Extensive & Intensive


Many fluid properties are defined with respect to intensive properties.  This graph shows the pressure of water as a function of specific volume and temperature isotherms.  Liquid and vapor phases are shown.

By Emok (Own work) [CC-BY-SA-3.0 or GFDL], via Wikimedia Commons

Physical properties of matter can be classified as either extensive or intensive.

Extensive properties depend on the amount of matter presentExamples of extensive properties are mass, weight and volume.  If the amount of matter present changes, then the extensive properties also change.

Intensive properties do not depend on the amount of matter present.  Examples of intensive properties are density, color, temperature, and hardness.

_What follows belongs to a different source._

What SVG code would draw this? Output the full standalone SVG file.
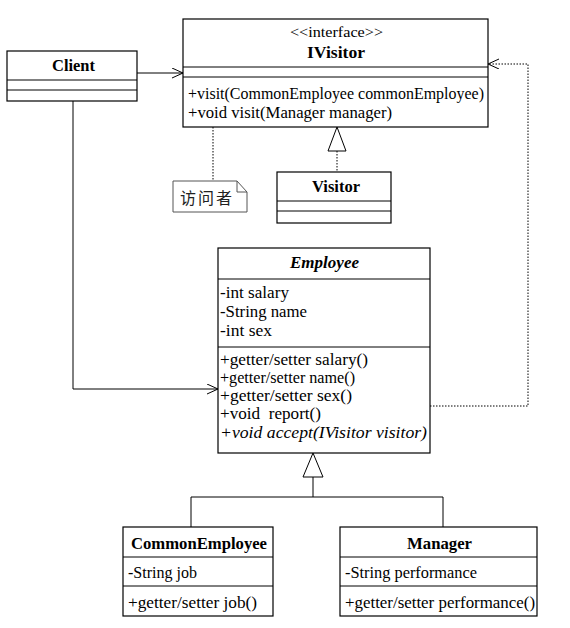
<svg xmlns="http://www.w3.org/2000/svg" width="570" height="628" viewBox="0 0 570 628">
<defs>
<style>
.box{fill:#fff;stroke:#000;stroke-width:1.2}
.div{stroke:#000;stroke-width:1}
.t{font-family:"Liberation Serif","Times New Roman",serif;font-size:16px;fill:#000;white-space:pre}
.b{font-weight:bold}
.c{text-anchor:middle}
.ln{fill:none;stroke:#000;stroke-width:1}
.dot{fill:none;stroke:#000;stroke-width:1;stroke-dasharray:1.5 1.5}
</style>
<marker id="open" markerWidth="12" markerHeight="12" refX="11" refY="5" orient="auto" markerUnits="userSpaceOnUse">
<path d="M0,0 L11,5 L0,10" fill="none" stroke="#000" stroke-width="1"/>
</marker>
</defs>
<rect width="570" height="628" fill="#fff"/>

<g id="connectors">
<path class="ln" d="M137,73 H183" marker-end="url(#open)"/>
<path class="ln" d="M73,101 V389 H218" marker-end="url(#open)"/>
<path class="dot" d="M430,406 H528 V64 H488" marker-end="url(#open)"/>
<path class="dot" d="M213,127 V181"/>
<path class="dot" d="M337,151 V172"/>
<polygon points="337,127 328,151 346,151" fill="#fff" stroke="#000" stroke-width="1"/>
<path class="ln" d="M313,477 V497 M191,497 H443 M191,497 V527 M443,497 V527"/>
<polygon points="313,453 303,477 323,477" fill="#fff" stroke="#000" stroke-width="1"/>
</g>

<g id="client">
<rect class="box" x="7" y="51" width="130" height="50"/>
<line class="div" x1="7" y1="80" x2="137" y2="80"/>
<line class="div" x1="7" y1="90" x2="137" y2="90"/>
<text class="t b" x="52" y="71" textLength="43" lengthAdjust="spacingAndGlyphs">Client</text>
</g>

<g id="ivisitor">
<rect class="box" x="183" y="19" width="305" height="108"/>
<line class="div" x1="183" y1="67" x2="488" y2="67"/>
<line class="div" x1="183" y1="77" x2="488" y2="77"/>
<text class="t" x="290" y="37" textLength="93" lengthAdjust="spacingAndGlyphs" style="font-size:15px">&lt;&lt;interface&gt;&gt;</text>
<text class="t b" x="307" y="58" textLength="58" lengthAdjust="spacingAndGlyphs">IVisitor</text>
<text class="t" x="188" y="99" textLength="296" lengthAdjust="spacingAndGlyphs">+visit(CommonEmployee commonEmployee)</text>
<text class="t" x="188" y="118" textLength="204" lengthAdjust="spacingAndGlyphs">+void visit(Manager manager)</text>
</g>

<g id="note">
<path d="M173,181 H237 L247,192 V212 H173 Z" fill="#fff" stroke="#555" stroke-width="1"/>
<path d="M237,181 V192 H247" fill="none" stroke="#555" stroke-width="1"/>
<text x="180" y="204" textLength="52" lengthAdjust="spacing" style="font-family:'Noto Sans CJK SC',sans-serif;font-size:16px" fill="#222">访问者</text>
</g>

<g id="visitor">
<rect class="box" x="277" y="172" width="114" height="51"/>
<line class="div" x1="277" y1="201" x2="391" y2="201"/>
<line class="div" x1="277" y1="211" x2="391" y2="211"/>
<text class="t b" x="312" y="192" textLength="48" lengthAdjust="spacingAndGlyphs">Visitor</text>
</g>

<g id="employee">
<rect class="box" x="218" y="248" width="212" height="205"/>
<line class="div" x1="218" y1="279" x2="430" y2="279"/>
<line class="div" x1="218" y1="347" x2="430" y2="347"/>
<text class="t b" x="290" y="268" font-style="italic" textLength="69" lengthAdjust="spacingAndGlyphs">Employee</text>
<text class="t" x="220" y="298" textLength="69" lengthAdjust="spacingAndGlyphs">-int salary</text>
<text class="t" x="220" y="317" textLength="87" lengthAdjust="spacingAndGlyphs">-String name</text>
<text class="t" x="220" y="336" textLength="52" lengthAdjust="spacingAndGlyphs">-int sex</text>
<text class="t" x="220" y="365" textLength="148" lengthAdjust="spacingAndGlyphs">+getter/setter salary()</text>
<text class="t" x="220" y="383" textLength="135" lengthAdjust="spacingAndGlyphs">+getter/setter name()</text>
<text class="t" x="220" y="401" textLength="132" lengthAdjust="spacingAndGlyphs">+getter/setter sex()</text>
<text class="t" x="220" y="419" textLength="101" lengthAdjust="spacingAndGlyphs">+void  report()</text>
<text class="t" x="220" y="438" font-style="italic" textLength="207" lengthAdjust="spacingAndGlyphs">+void accept(IVisitor visitor)</text>
</g>

<g id="commonemployee">
<rect class="box" x="123" y="527" width="150" height="89"/>
<line class="div" x1="123" y1="557" x2="273" y2="557"/>
<line class="div" x1="123" y1="586" x2="273" y2="586"/>
<text class="t b" x="131" y="549" textLength="136" lengthAdjust="spacingAndGlyphs">CommonEmployee</text>
<text class="t" x="128" y="578" textLength="69" lengthAdjust="spacingAndGlyphs">-String job</text>
<text class="t" x="128" y="608" textLength="129" lengthAdjust="spacingAndGlyphs">+getter/setter job()</text>
</g>

<g id="manager">
<rect class="box" x="340" y="527" width="197" height="89"/>
<line class="div" x1="340" y1="557" x2="537" y2="557"/>
<line class="div" x1="340" y1="586" x2="537" y2="586"/>
<text class="t b" x="407" y="549" textLength="65" lengthAdjust="spacingAndGlyphs">Manager</text>
<text class="t" x="345" y="578" textLength="132" lengthAdjust="spacingAndGlyphs">-String performance</text>
<text class="t" x="345" y="608" textLength="190" lengthAdjust="spacingAndGlyphs">+getter/setter performance()</text>
</g>
</svg>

Intensive properties can be obtained by dividing an extensive property by another extensive property.  Density is obtained by dividing mass (extensive property) by volume (extensive property) to obtain the mass per unit volume (intensive property). 

Specific energy is another example.  The internal energy, U, of an object depends on the amount of matter present.  Increasing the amount of matter increases the internal energy.  Dividing the internal energy (extensive property) by the mass (extensive property) gives the specific energy, u, that has units of energy per unit mass.  There are many “specific” properties used in fluid dynamics.  All of these “specific” properties are per unit mass.


Learning Objectives:

Describe the difference between extensive and intensive properties.